- _Problem description_
Leave out every picture, then transcribe the rest of the listing exactly.

- _Data section_
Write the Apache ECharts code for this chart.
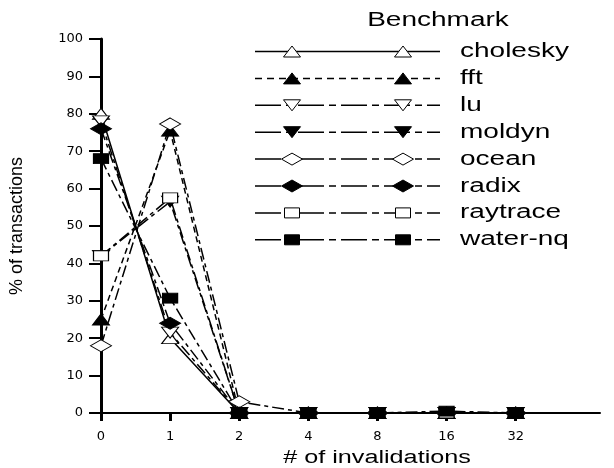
<!DOCTYPE html>
<html>
<head>
<meta charset="utf-8">
<script src="https://cdn.jsdelivr.net/npm/echarts@6/dist/echarts.min.js"></script>
<style>
html, body { margin: 0; padding: 0; background: #fff; }
#main { width: 614px; height: 468px; }
</style>
</head>
<body>
<div id="main"></div>
<script>
// x categories (# of invalidations), placed at equal steps
const xLabels = ['0', '1', '2', '4', '8', '16', '32'];
const benchmarks = ['cholesky', 'fft', 'lu', 'moldyn', 'ocean', 'radix', 'raytrace', 'water-nq'];

// % of transactions per benchmark
const cholesky = [80, 20, 0, 0, 0, 0, 0];
const fft = [25, 75.5, 0, 0, 0, 0, 0];
const lu = [78, 21.5, 0, 0, 0, 0, 0];
const moldyn = [42, 56.5, 0, 0, 0, 0, 0];
const ocean = [18, 77.3, 3, 0, 0, 0, 0];
const radix = [76, 24, 0, 0, 0, 0, 0];
const raytrace = [42, 57.5, 0, 0, 0, 0, 0];
const waterNq = [68, 30.7, 0, 0, 0, 0.5, 0];

const seriesValues = [cholesky, fft, lu, moldyn, ocean, radix, raytrace, waterNq];

// the original picture is stretched sideways, so are text and markers
const STRETCH = 1.4;
const FONT = '"Liberation Sans", Arial, sans-serif';
const TICK_FONT = '"DejaVu Sans", sans-serif';

const dashDot = [12, 4, 4, 4];
const styles = [
    { symbol: 'triangle', rotate: 0, filled: false, dash: 'solid', legendDash: null, size: [17, 11] },
    { symbol: 'triangle', rotate: 0, filled: true, dash: [6, 4], legendDash: [7, 5], size: [17, 11] },
    { symbol: 'triangle', rotate: 180, filled: false, dash: dashDot, legendDash: [26, 5, 7, 5], size: [17, 11] },
    { symbol: 'triangle', rotate: 180, filled: true, dash: dashDot, legendDash: [26, 5, 7, 5], size: [17, 11] },
    { symbol: 'diamond', rotate: 0, filled: false, dash: dashDot, legendDash: [26, 5, 7, 5], size: [21, 12] },
    { symbol: 'diamond', rotate: 0, filled: true, dash: dashDot, legendDash: [26, 5, 7, 5], size: [21, 12] },
    { symbol: 'rect', rotate: 0, filled: false, dash: dashDot, legendDash: [26, 5, 7, 5], size: [15, 10] },
    { symbol: 'rect', rotate: 0, filled: true, dash: dashDot, legendDash: [26, 5, 7, 5], size: [15, 10] }
];

function markerShape(st, cx, cy) {
    const w = st.size[0] / 2;
    const h = st.size[1] / 2;
    const style = {
        fill: st.filled ? '#000' : '#fff',
        stroke: '#000',
        lineWidth: 1
    };
    if (st.symbol === 'rect') {
        return { type: 'rect', z: 10, shape: { x: cx - w, y: cy - h, width: st.size[0], height: st.size[1] }, style: style };
    }
    let pts;
    if (st.symbol === 'diamond') {
        pts = [[cx, cy - h], [cx + w, cy], [cx, cy + h], [cx - w, cy]];
    } else if (st.rotate === 180) {
        pts = [[cx - w, cy - h], [cx + w, cy - h], [cx, cy + h]];
    } else {
        pts = [[cx, cy - h], [cx + w, cy + h], [cx - w, cy + h]];
    }
    return { type: 'polygon', z: 10, shape: { points: pts }, style: style };
}

// legend drawn by hand: one line with two markers per benchmark
const legendItems = [];
benchmarks.forEach((name, i) => {
    const st = styles[i];
    const y = 51.5 + i * 26.9;
    legendItems.push({
        type: 'line',
        shape: { x1: 255, y1: y, x2: 440, y2: y },
        style: { stroke: '#000', lineWidth: 1.5, lineDash: st.legendDash }
    });
    legendItems.push(markerShape(st, 292, y));
    legendItems.push(markerShape(st, 403, y));
    legendItems.push({
        type: 'text',
        x: 460,
        y: y,
        scaleX: STRETCH,
        style: { text: name, font: '20px ' + FONT, fill: '#000', verticalAlign: 'middle' }
    });
});

const series = benchmarks.map((name, i) => {
    const st = styles[i];
    return {
        name: name,
        type: 'line',
        data: seriesValues[i].map((v, j) => [j, v]),
        symbol: st.symbol,
        symbolSize: st.size,
        symbolRotate: st.rotate,
        showAllSymbol: true,
        lineStyle: { color: '#000', width: 1.5, type: st.dash },
        itemStyle: {
            color: st.filled ? '#000' : '#fff',
            borderColor: '#000',
            borderWidth: 1
        }
    };
});

const chart = echarts.init(document.getElementById('main'));
chart.setOption({
    animation: false,
    grid: { left: 101, right: 14, top: 39, bottom: 55 },
    xAxis: {
        type: 'value',
        min: 0,
        max: 7.22,
        splitLine: { show: false },
        axisLine: { lineStyle: { color: '#000', width: 2 } },
        axisTick: { customValues: [0, 1, 2, 3, 4, 5, 6], length: 8, lineStyle: { color: '#000', width: 3 } },
        axisLabel: {
            customValues: [0, 1, 2, 3, 4, 5, 6],
            formatter: v => xLabels[v],
            color: '#000',
            fontFamily: TICK_FONT,
            fontSize: 13,
            margin: 17
        }
    },
    yAxis: {
        type: 'value',
        min: 0,
        max: 100,
        interval: 10,
        name: '% of transactions',
        nameLocation: 'middle',
        nameRotate: 90,
        nameGap: 75,
        nameTextStyle: { color: '#000', fontFamily: FONT, fontSize: 18 },
        splitLine: { show: false },
        axisLine: { show: true, lineStyle: { color: '#000', width: 3 } },
        axisTick: { show: true, length: 12, lineStyle: { color: '#000', width: 2 } },
        axisLabel: {
            color: '#000',
            fontFamily: TICK_FONT,
            fontSize: 13,
            margin: 18
        }
    },
    graphic: [
        {
            type: 'text',
            x: 438,
            y: 20,
            scaleX: STRETCH,
            style: { text: 'Benchmark', font: '20px ' + FONT, fill: '#000', align: 'center', verticalAlign: 'middle' }
        },
        {
            type: 'text',
            x: 377,
            y: 458,
            scaleX: STRETCH,
            style: { text: '# of invalidations', font: '18px ' + FONT, fill: '#000', align: 'center', verticalAlign: 'middle' }
        }
    ].concat(legendItems),
    series: series
});
</script>
</body>
</html>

- _Response to this task_
Write the Apache ECharts code for this chart.
<!DOCTYPE html>
<html>
<head>
<meta charset="utf-8">
<script src="https://cdn.jsdelivr.net/npm/echarts@6/dist/echarts.min.js"></script>
<style>
html, body { margin: 0; padding: 0; background: #fff; }
#main { width: 614px; height: 468px; }
</style>
</head>
<body>
<div id="main"></div>
<script>
// x categories (# of invalidations), placed at equal steps
const xLabels = ['0', '1', '2', '4', '8', '16', '32'];
const benchmarks = ['cholesky', 'fft', 'lu', 'moldyn', 'ocean', 'radix', 'raytrace', 'water-nq'];

// % of transactions per benchmark
const cholesky = [80, 20, 0, 0, 0, 0, 0];
const fft = [25, 75.5, 0, 0, 0, 0, 0];
const lu = [78, 21.5, 0, 0, 0, 0, 0];
const moldyn = [42, 56.5, 0, 0, 0, 0, 0];
const ocean = [18, 77.3, 3, 0, 0, 0, 0];
const radix = [76, 24, 0, 0, 0, 0, 0];
const raytrace = [42, 57.5, 0, 0, 0, 0, 0];
const waterNq = [68, 30.7, 0, 0, 0, 0.5, 0];

const seriesValues = [cholesky, fft, lu, moldyn, ocean, radix, raytrace, waterNq];

// the original picture is stretched sideways, so are text and markers
const STRETCH = 1.4;
const FONT = '"Liberation Sans", Arial, sans-serif';
const TICK_FONT = '"DejaVu Sans", sans-serif';

const dashDot = [12, 4, 4, 4];
const styles = [
    { symbol: 'triangle', rotate: 0, filled: false, dash: 'solid', legendDash: null, size: [17, 11] },
    { symbol: 'triangle', rotate: 0, filled: true, dash: [6, 4], legendDash: [7, 5], size: [17, 11] },
    { symbol: 'triangle', rotate: 180, filled: false, dash: dashDot, legendDash: [26, 5, 7, 5], size: [17, 11] },
    { symbol: 'triangle', rotate: 180, filled: true, dash: dashDot, legendDash: [26, 5, 7, 5], size: [17, 11] },
    { symbol: 'diamond', rotate: 0, filled: false, dash: dashDot, legendDash: [26, 5, 7, 5], size: [21, 12] },
    { symbol: 'diamond', rotate: 0, filled: true, dash: dashDot, legendDash: [26, 5, 7, 5], size: [21, 12] },
    { symbol: 'rect', rotate: 0, filled: false, dash: dashDot, legendDash: [26, 5, 7, 5], size: [15, 10] },
    { symbol: 'rect', rotate: 0, filled: true, dash: dashDot, legendDash: [26, 5, 7, 5], size: [15, 10] }
];

function markerShape(st, cx, cy) {
    const w = st.size[0] / 2;
    const h = st.size[1] / 2;
    const style = {
        fill: st.filled ? '#000' : '#fff',
        stroke: '#000',
        lineWidth: 1
    };
    if (st.symbol === 'rect') {
        return { type: 'rect', z: 10, shape: { x: cx - w, y: cy - h, width: st.size[0], height: st.size[1] }, style: style };
    }
    let pts;
    if (st.symbol === 'diamond') {
        pts = [[cx, cy - h], [cx + w, cy], [cx, cy + h], [cx - w, cy]];
    } else if (st.rotate === 180) {
        pts = [[cx - w, cy - h], [cx + w, cy - h], [cx, cy + h]];
    } else {
        pts = [[cx, cy - h], [cx + w, cy + h], [cx - w, cy + h]];
    }
    return { type: 'polygon', z: 10, shape: { points: pts }, style: style };
}

// legend drawn by hand: one line with two markers per benchmark
const legendItems = [];
benchmarks.forEach((name, i) => {
    const st = styles[i];
    const y = 51.5 + i * 26.9;
    legendItems.push({
        type: 'line',
        shape: { x1: 255, y1: y, x2: 440, y2: y },
        style: { stroke: '#000', lineWidth: 1.5, lineDash: st.legendDash }
    });
    legendItems.push(markerShape(st, 292, y));
    legendItems.push(markerShape(st, 403, y));
    legendItems.push({
        type: 'text',
        x: 460,
        y: y,
        scaleX: STRETCH,
        style: { text: name, font: '20px ' + FONT, fill: '#000', verticalAlign: 'middle' }
    });
});

const series = benchmarks.map((name, i) => {
    const st = styles[i];
    return {
        name: name,
        type: 'line',
        data: seriesValues[i].map((v, j) => [j, v]),
        symbol: st.symbol,
        symbolSize: st.size,
        symbolRotate: st.rotate,
        showAllSymbol: true,
        lineStyle: { color: '#000', width: 1.5, type: st.dash },
        itemStyle: {
            color: st.filled ? '#000' : '#fff',
            borderColor: '#000',
            borderWidth: 1
        }
    };
});

const chart = echarts.init(document.getElementById('main'));
chart.setOption({
    animation: false,
    grid: { left: 101, right: 14, top: 39, bottom: 55 },
    xAxis: {
        type: 'value',
        min: 0,
        max: 7.22,
        splitLine: { show: false },
        axisLine: { lineStyle: { color: '#000', width: 2 } },
        axisTick: { customValues: [0, 1, 2, 3, 4, 5, 6], length: 8, lineStyle: { color: '#000', width: 3 } },
        axisLabel: {
            customValues: [0, 1, 2, 3, 4, 5, 6],
            formatter: v => xLabels[v],
            color: '#000',
            fontFamily: TICK_FONT,
            fontSize: 13,
            margin: 17
        }
    },
    yAxis: {
        type: 'value',
        min: 0,
        max: 100,
        interval: 10,
        name: '% of transactions',
        nameLocation: 'middle',
        nameRotate: 90,
        nameGap: 75,
        nameTextStyle: { color: '#000', fontFamily: FONT, fontSize: 18 },
        splitLine: { show: false },
        axisLine: { show: true, lineStyle: { color: '#000', width: 3 } },
        axisTick: { show: true, length: 12, lineStyle: { color: '#000', width: 2 } },
        axisLabel: {
            color: '#000',
            fontFamily: TICK_FONT,
            fontSize: 13,
            margin: 18
        }
    },
    graphic: [
        {
            type: 'text',
            x: 438,
            y: 20,
            scaleX: STRETCH,
            style: { text: 'Benchmark', font: '20px ' + FONT, fill: '#000', align: 'center', verticalAlign: 'middle' }
        },
        {
            type: 'text',
            x: 377,
            y: 458,
            scaleX: STRETCH,
            style: { text: '# of invalidations', font: '18px ' + FONT, fill: '#000', align: 'center', verticalAlign: 'middle' }
        }
    ].concat(legendItems),
    series: series
});
</script>
</body>
</html>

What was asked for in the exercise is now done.